In Australia the same principle although described as 'functional equivalence' was expressed by the Electronic Commerce Expert Group in its report on legislative proposals to the Attorney General:

Wherever possible and subject to the differences in the environments, business engaged in electronic commerce should be subject to arrangements equivalent to those affecting business engaged in physical commerce.

(2) Section 3 applies the test of reasonableness not only to clauses in the form of exclusions or restrictions of liability (s3(2)(a)), but also to terms under which the relevant party claims to be entitled to render a contractual performance substantially different from what was reasonably expected or, in whole, or part, to render no performance at all (s3(2)(b)). Section 3 is one of the sections which prevents the form of a clause being used too easily to evade the operation of the Act. (See Macdonald 1999a, pp 113-118)

(3) It can be suggested that the perceived need for separate treatment of 'electronic pulses' may gain strength from the transitory nature of the visible production of the electronic pulses on a computer screen.

(4) i.e. where the terms themselves are not included in the document (or, now, in the electronic information) present in the transaction but that document (or electronic information) refers to them as terms of the particular contract which are recorded elsewhere. On incorporation by reference generally see Macdonald 1999a, pp 24-25

(5) Obviously s3 basically only applies to contracts governed by English Law (but see s29). This article is particularly concerned with the protection the section may afford small business. When such businesses contract with businesses in other jurisdictions they may lose the protection of s3 thereby, and it may well be that such extra jurisdictional transactions will be far more common because of e-commerce, but the issue raised is not itself created by the advent of e-commerce and is beyond the bounds of this article.

(6) Incorporation can also occur through a course of dealing. On incorporation by notice see Macdonald 1999a, pp 14-26. On incorporation by a course of dealing see Macdonald 1999a, pp 26-33.

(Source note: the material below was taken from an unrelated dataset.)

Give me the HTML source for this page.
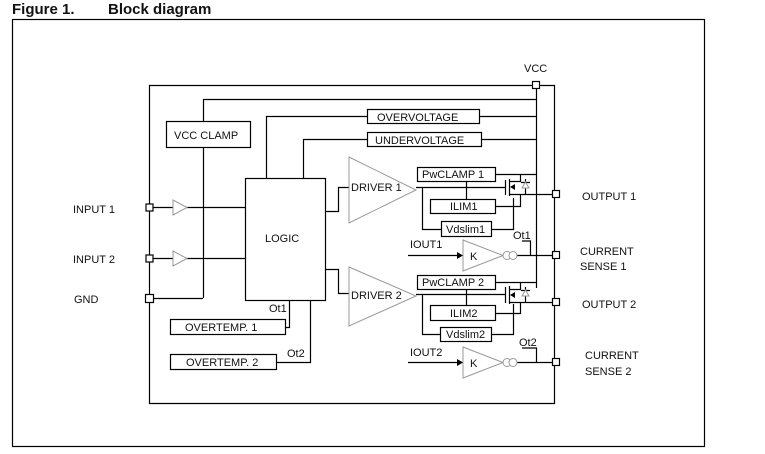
<!DOCTYPE html>
<html><head><meta charset="utf-8"><style>
html,body{margin:0;padding:0;background:#fff;}
svg{display:block;}
text{font-family:"Liberation Sans",Arial,sans-serif;font-size:11px;fill:#111;}
</style></head><body>
<svg width="765" height="454" viewBox="0 0 765 454" xmlns="http://www.w3.org/2000/svg">
<text x="12" y="14" style="font-size:15px;font-weight:bold">Figure 1.</text>
<text x="108" y="14" style="font-size:15px;font-weight:bold">Block diagram</text>
<rect x="12.5" y="19.5" width="692" height="427" fill="none" stroke="#000" stroke-width="1.2"/>
<g fill="none" stroke="#000" stroke-width="1.2">
<path d="M149.5 85.5 H554.5 V403.5 H149.5 Z"/>
<path d="M536.5 85 V288"/>
<path d="M203.5 298 V99.5 H536"/>
<path d="M266.5 178 V116.5 H367 M479 116.5 H536"/>
<path d="M303.5 178 V139.5 H367 M481 139.5 H536"/>
<path d="M149 207.5 H245 M149 258.5 H245 M149 298.5 H203"/>
<path d="M325 211.5 H338.5 V187.5 H349 M325 269.5 H338.5 V293.5 H349"/>
<path d="M285 327.5 H289.5 V300 M276 362.5 H310.5 V300"/>
<path d="M416 187.5 H505"/>
<path d="M422.5 187.5 V229.5 H441 M491 229.5 H513.5 V198"/>
<path d="M466.5 181 V199 M495 206.5 H520.5 V194"/>
<path d="M495 174.5 H537"/>
<path d="M505.5 180 V195 M509.5 179 V196 M509.5 181.5 H520.5 V174 M509.5 194.5 H556"/>
<path d="M525.5 179 V194 M521 182.5 H530"/>
<path d="M408 255.5 H457 M512 255.5 H556 M530.5 255 V241 H522"/>
<path d="M416 294.5 H505"/>
<path d="M422.5 294.5 V334.5 H440 M491 334.5 H513.5 V304"/>
<path d="M466.5 289 V305 M495 313.5 H520.5 V302"/>
<path d="M495 282.5 H536.5"/>
<path d="M505.5 287 V303 M509.5 286 V304 M509.5 289.5 H520.5 V282 M509.5 302.5 H556"/>
<path d="M525.5 287 V302 M521 290.5 H530"/>
<path d="M408 362.5 H457 M512 362.5 H556 M536.5 362 V348 H522"/>
</g>
<g fill="#fff" stroke="#000" stroke-width="1.2">
<rect x="166.5" y="121.5" width="84" height="26"/>
<rect x="367.5" y="109.5" width="112" height="14"/>
<rect x="367.5" y="132.5" width="114" height="14"/>
<rect x="245.5" y="178.5" width="80" height="122"/>
<rect x="170.5" y="319.5" width="115" height="15"/>
<rect x="170.5" y="354.5" width="106" height="15"/>
<rect x="417.5" y="167.5" width="78" height="14"/>
<rect x="430.5" y="199.5" width="65" height="14"/>
<rect x="441.5" y="221.5" width="50" height="15"/>
<rect x="417.5" y="275.5" width="78" height="14"/>
<rect x="430.5" y="305.5" width="65" height="15"/>
<rect x="440.5" y="327.5" width="51" height="14"/>
<rect x="532.5" y="81.5" width="7" height="7"/>
<rect x="146" y="204" width="7" height="7"/>
<rect x="146" y="255" width="7" height="7"/>
<rect x="145.5" y="294.5" width="8" height="8"/>
<rect x="552.5" y="190.5" width="7" height="7"/>
<rect x="552.5" y="251.5" width="7" height="7"/>
<rect x="552.5" y="298.5" width="7" height="7"/>
<rect x="552.5" y="358.5" width="7" height="7"/>
</g>
<g fill="#fff" stroke="#999" stroke-width="1">
<path d="M173 200 L187 207.5 L173 215 Z"/>
<path d="M173 251 L187 258.5 L173 266 Z"/>
<path d="M349 157 L416 190 L349 223 Z"/>
<path d="M349 267 L416 296 L349 326 Z"/>
<path d="M463 240 L503 255.5 L463 271 Z"/>
<path d="M463 347 L503 362.5 L463 378 Z"/>
<circle cx="507" cy="255.5" r="4"/><circle cx="513" cy="255.5" r="4"/>
<circle cx="507" cy="362.5" r="4"/><circle cx="513" cy="362.5" r="4"/>
<path d="M522 188 L525.5 182 L529 188 Z M522 296 L525.5 290 L529 296 Z"/>
</g>
<g fill="#000">
<path d="M457 252 L463 255.5 L457 259 Z M457 359 L463 362.5 L457 366 Z"/>
<path d="M510 187 L515 184 L515 190 Z M510 295 L515 292 L515 298 Z"/>
</g>
<text x="524" y="72">VCC</text>
<text x="174" y="139">VCC CLAMP</text>
<text x="377" y="121">OVERVOLTAGE</text>
<text x="375" y="144">UNDERVOLTAGE</text>
<text x="265" y="242">LOGIC</text>
<text x="73" y="213">INPUT 1</text>
<text x="73" y="263">INPUT 2</text>
<text x="74" y="303">GND</text>
<text x="351" y="191">DRIVER 1</text>
<text x="351" y="299">DRIVER 2</text>
<text x="422" y="178">PwCLAMP 1</text>
<text x="422" y="286">PwCLAMP 2</text>
<text x="450" y="210">ILIM1</text>
<text x="450" y="317">ILIM2</text>
<text x="446" y="233">Vdslim1</text>
<text x="446" y="338">Vdslim2</text>
<text x="410" y="248">IOUT1</text>
<text x="410" y="356">IOUT2</text>
<text x="470" y="260">K</text>
<text x="470" y="367">K</text>
<text x="513" y="239">Ot1</text>
<text x="519" y="346">Ot2</text>
<text x="269" y="312">Ot1</text>
<text x="287" y="357">Ot2</text>
<text x="185" y="331">OVERTEMP. 1</text>
<text x="186" y="366">OVERTEMP. 2</text>
<text x="582" y="200">OUTPUT 1</text>
<text x="580" y="255">CURRENT</text>
<text x="580" y="270">SENSE 1</text>
<text x="582" y="308">OUTPUT 2</text>
<text x="585" y="359">CURRENT</text>
<text x="585" y="375">SENSE 2</text>
</svg>
</body></html>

(7) Support for this might be thought to be found in s17(1) of the Scottish part of the Unfair Contract Terms Act 1977 (part II), but the whole of s17 must be considered. Section 17 is the equivalent of s3 in part I, the part of the Act applicable in England and Wales. Under s17(1), it applies to `Any term of a contract which is a consumer contract or a standard form contract...'. At first sight, this might be seen as providing support for the argument in the text. However, whilst this applies to `standard form contracts' and makes no reference to writing, in cases where the party seeking protection is not a `consumer', he, or she, must be a `customer' and under s17(2), `"Customer" means a party to a standard form contract who deals on the basis of written standard terms of business of the other party to the contract who himself deals in the course of business'. Thus, if the non-consumer is to receive protection, the `standard form contract' must be the `written standard terms of business' of the other party (emphasis added).

(8) The other `purposes' are

(b) the doing of anything which under any such provisions is required to be or may be done by post or other specified means of delivery;
(c) the doing of anything which under any such provisions is required to be or may be authorised by a person's signature or seal, or is required to be delivered as a deed or witnessed;
(d) the making of any statement or declaration which under any such provision is required to be made under oath or to be contained in a statutory declaration;
(e) the keeping, maintenance or preservation, for the purposes or in pursuance of any such provisions, of any account, record, notice instrument or other document;
(f) the provision, production or publication under any such provisions of any information or other matter;
(g) the making of any payment that is required to be or may be made under any such provisions.